Melik Eşref, Mısır ve Suriye’de kurulan Türk Eyyubi devletinin hükümdarlarındandır. 1237 yılında vefat etti. Melik Eşref, bir Eyyûbî olmamakla beraber Eyyûbî hanedanı içerisinde son derece önemli bir konuma sahiptir... SELÇUKLULAR HALEP ÖNLERİNDE...
Anadolu Selçuklu Sultanı I. İzzeddin Keykavus, Büyük bir ordu ile Haleb önlerine geldi... Melik Eşref, durumun hiç de parlak olmadığını gördü. Çünkü kaledeki 4 bin askerin çoğu Bedevilerden oluşuyordu. Sultan Keykavus’un ordusuyla başa çıkması imkânsız gibiydi.
Melik Eşref, kız kardeşi Dayfa Hatun’la kafa kafaya vererek bir harp hilesi hazırladı... Anadolu’ya sık sık ticaret için giden Halepli bir tüccarı çağırarak, ona para ve değerli mücevherler verip, bunları Selçuklu ordugâhına yakın bir yere sakladıktan sonra askerlerin içerisine girerek “Eyyubiler’in Selçuklu emirlerinden bazılarını satın aldığı” dedikodusunu yaymasını istediler...

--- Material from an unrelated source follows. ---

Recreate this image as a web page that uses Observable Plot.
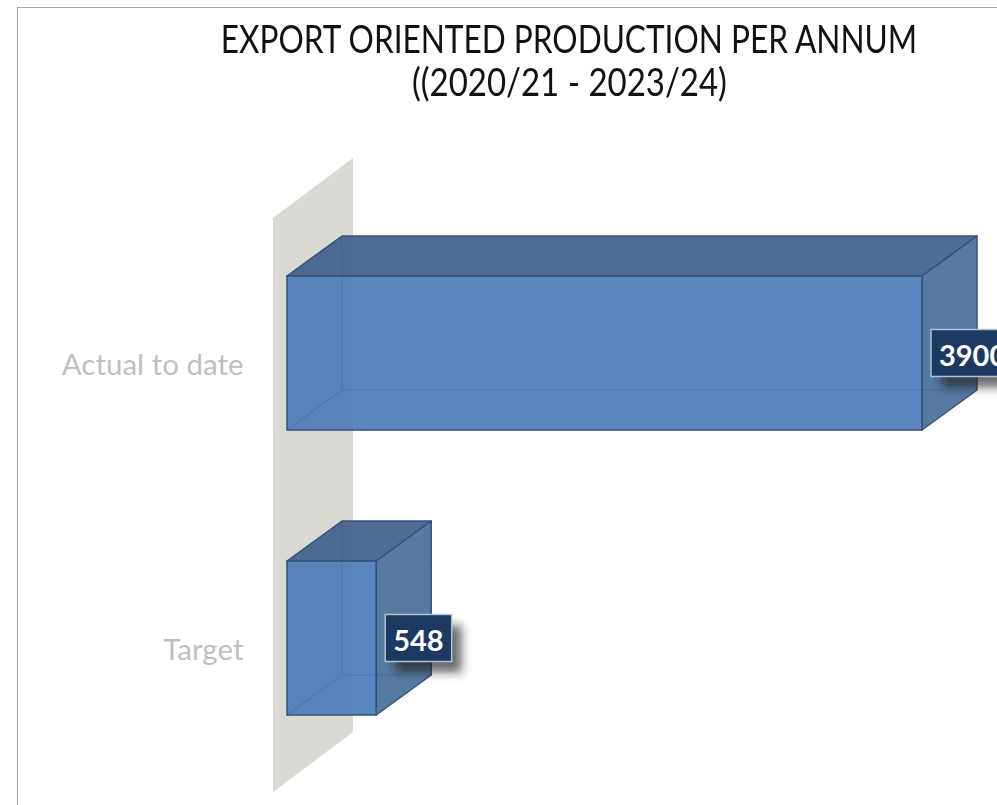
<!DOCTYPE html>
<html>
<head>
<meta charset="utf-8">
<script src="https://cdn.jsdelivr.net/npm/d3@7"></script>
<script src="https://cdn.jsdelivr.net/npm/@observablehq/plot@0.6"></script>
<style>
  html, body { margin: 0; padding: 0; background: #fff; width: 997px; height: 805px; overflow: hidden; }
  #frame { position: absolute; left: 17px; top: 7px; width: 1300px; height: 1000px;
           border-left: 1.5px solid #A6A6A6; border-top: 1.5px solid #A6A6A6; }
  .tl { position: absolute; left: 0; width: 1138px; text-align: center; white-space: nowrap;
        font-family: Lato, "Open Sans", sans-serif; font-size: 38px; line-height: 38px; color: #111; }
  .tl span { display: inline-block; transform-origin: 50% 50%; }
  #chart { position: absolute; left: 0; top: 120px; }
</style>
</head>
<body>
<div id="frame"></div>
<div class="tl" id="t1" style="top:19px"><span></span></div>
<div class="tl" id="t2" style="top:62px"><span></span></div>
<div id="chart"></div>
<script>
// ---- data ----
const categories = ["Actual to date", "Target"];
const values = [3900, 548];
const titleLines = ["EXPORT ORIENTED PRODUCTION PER ANNUM", "((2020/21 - 2023/24)"];

const data = categories.map((c, i) => ({category: c, value: values[i]}));

// ---- title ----
const FONT = "Lato, 'Open Sans', sans-serif";
const canvas = document.createElement("canvas");
const ctx = canvas.getContext("2d");
function textWidth(str, font) { ctx.font = font; return ctx.measureText(str).width; }
const titleTargets = [698, 315];
["t1", "t2"].forEach((id, i) => {
  const span = document.querySelector("#" + id + " span");
  span.textContent = titleLines[i];
  const w = textWidth(titleLines[i], "38px Lato");
  span.style.transform = `scaleX(${(titleTargets[i] / w).toFixed(3)})`;
});

// ---- 3D styling constants ----
const DX = 55, DY = -40;          // bar depth offset (px)
const WALL_OFF = -14, WDX = 80, WDY = -60;  // back wall
const edge = "#33537C";

function wall(index, scales) {
  const x = scales.x, y = scales.y;
  const [r0, r1] = y.range();
  const x0 = x(0) + WALL_OFF;
  const g = d3.create("svg:g");
  g.append("path")
    .attr("d", `M${x0},${r0}L${x0 + WDX},${r0 + WDY}L${x0 + WDX},${r1 + WDY}L${x0},${r1}Z`)
    .attr("fill", "#D9D8D3");
  return g.node();
}

function hiddenEdges(index, scales) {
  const x = scales.x, y = scales.y, bw = y.bandwidth();
  const g = d3.create("svg:g").attr("stroke", edge).attr("stroke-width", 1.5).attr("fill", "none").attr("stroke-opacity", 0.75);
  data.forEach(d => {
    const x0 = x(0), x1 = x(d.value), y0 = y(d.category), y1 = y0 + bw;
    g.append("path").attr("d",
      `M${x0 + DX},${y0 + DY}L${x0 + DX},${y1 + DY}L${x1 + DX},${y1 + DY}` +
      `M${x0},${y1}L${x0 + DX},${y1 + DY}`);
  });
  return g.node();
}

function topSide(index, scales) {
  const x = scales.x, y = scales.y, bw = y.bandwidth();
  const g = d3.create("svg:g").attr("stroke", edge).attr("stroke-width", 1.5).attr("stroke-linejoin", "round");
  data.forEach(d => {
    const x0 = x(0), x1 = x(d.value), y0 = y(d.category), y1 = y0 + bw;
    g.append("path")
      .attr("d", `M${x0},${y0}L${x1},${y0}L${x1 + DX},${y0 + DY}L${x0 + DX},${y0 + DY}Z`)
      .attr("fill", "#44648D").attr("fill-opacity", 0.95);
    g.append("path")
      .attr("d", `M${x1},${y0}L${x1 + DX},${y0 + DY}L${x1 + DX},${y1 + DY}L${x1},${y1}Z`)
      .attr("fill", "#4A709B").attr("fill-opacity", 0.93);
  });
  return g.node();
}

function valueLabels(index, scales) {
  const x = scales.x, y = scales.y, bw = y.bandwidth();
  const g = d3.create("svg:g");
  const fid = "lblShadow";
  g.append("defs").append("filter").attr("id", fid)
    .attr("x", "-50%").attr("y", "-50%").attr("width", "200%").attr("height", "200%")
    .append("feGaussianBlur").attr("stdDeviation", 5);
  data.forEach(d => {
    const txt = String(d.value);
    const tw = textWidth(txt, "bold 29px Lato");
    const w = tw + 16, h = 47;
    const bx = x(d.value) + 9, cy = y(d.category) + bw / 2, by = cy - h / 2;
    g.append("rect").attr("x", bx + 10).attr("y", by + 11).attr("width", w).attr("height", h)
      .attr("fill", "#202020").attr("fill-opacity", 0.65).attr("filter", `url(#${fid})`);
    g.append("rect").attr("x", bx).attr("y", by).attr("width", w).attr("height", h)
      .attr("fill", "#1B3961").attr("stroke", "#B4C1D3").attr("stroke-width", 1.5);
    g.append("text").attr("x", bx + w / 2).attr("y", cy + 1)
      .attr("text-anchor", "middle").attr("dominant-baseline", "central")
      .attr("fill", "#fff").attr("font-family", FONT).attr("font-weight", "bold").attr("font-size", 29)
      .text(txt);
  });
  return g.node();
}

const chart = Plot.plot({
  width: 997,
  height: 685,
  marginLeft: 287,
  marginRight: 75,
  marginTop: 98,
  marginBottom: 13,
  style: {background: "transparent", overflow: "hidden"},
  x: {domain: [0, d3.max(values)], axis: null},
  y: {domain: categories, axis: null, paddingInner: 0.458, paddingOuter: 0.2335, align: 0.43},
  marks: [
    wall,
    hiddenEdges,
    topSide,
    Plot.barX(data, {x: "value", y: "category", fill: "#497AB8", fillOpacity: 0.9,
                     stroke: edge, strokeWidth: 1.5}),
    Plot.text(data, {x: 0, y: "category", text: "category", textAnchor: "end", dx: -44, dy: 12,
                     fontSize: 29.5, fill: "#BFBFBF", fontFamily: FONT}),
    valueLabels
  ]
});
document.getElementById("chart").appendChild(chart);
</script>
</body>
</html>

Dedikodu kısa sürede Selçuklu Sultanı’na ulaştı... Tüccar, bunun doğru olduğunu ve Haleplilerin gönderdiği rüşvetin yerini gösterebileceğini söyledi. Keykavus’un emri üzerine para ve mücevherat ile birlikte Selçuklu Devleti emirlerine hitaben yazılmış mektuplar saklanan yerde bulunarak sultana getirildi. Bunları görünce dehşete düşen Keykavus, olayı gizleyerek gelişmeleri takibe başladı. Bu arada Melik Eşref, Halep’in kuzeydoğusunda Selçuklu öncü birliklerini mağlup edince, Keykavus’un ihanete uğradığından hiçbir şüphesi kalmamıştı. Bu yüzden rahatça fethedeceği Halep’i bırakıp, Anadolu’ya geri döndü...
SULTAN, ÖLÜM HASTALIĞINDA
Melik Eşref ilim adamlarına ve evliyaya çok hürmet ederdi. Bilhassa Kahire’deki büyük veli İbn-i Abdüsselâm’ın sultanın yanında yeri çok yükseldi. Sultan ölüm hastalığında iken, yakınlarından birisine; “İzzeddîn bin Abdüsselâm’a git. Seni çok seven Sultan-ı Âdil Ebû Bekr’in oğlu Mûsâ sana selâm söyledi. Zât-ı âlinizin gelmesini, kendisine yarın huzûr-i ilâhîde faydalı olacak şeyleri anlatmanızı ve duâ etmenizi ister de!” diye bildirdi. Haberci, sultânın dediklerini aynen İzzeddîn bin Abdüsselâm’a anlattı. O da bu teklifi kabûl etti ve; “Böyle bir ziyârette birçok faydalar vardır, inşâallah” dedi.
İzzeddîn bin Abdüsselâm hazretleri sultanın yanına geldiğinde ona Kelime-i şehadeti telkin etti ve Melik Eşref son nefesini verdi.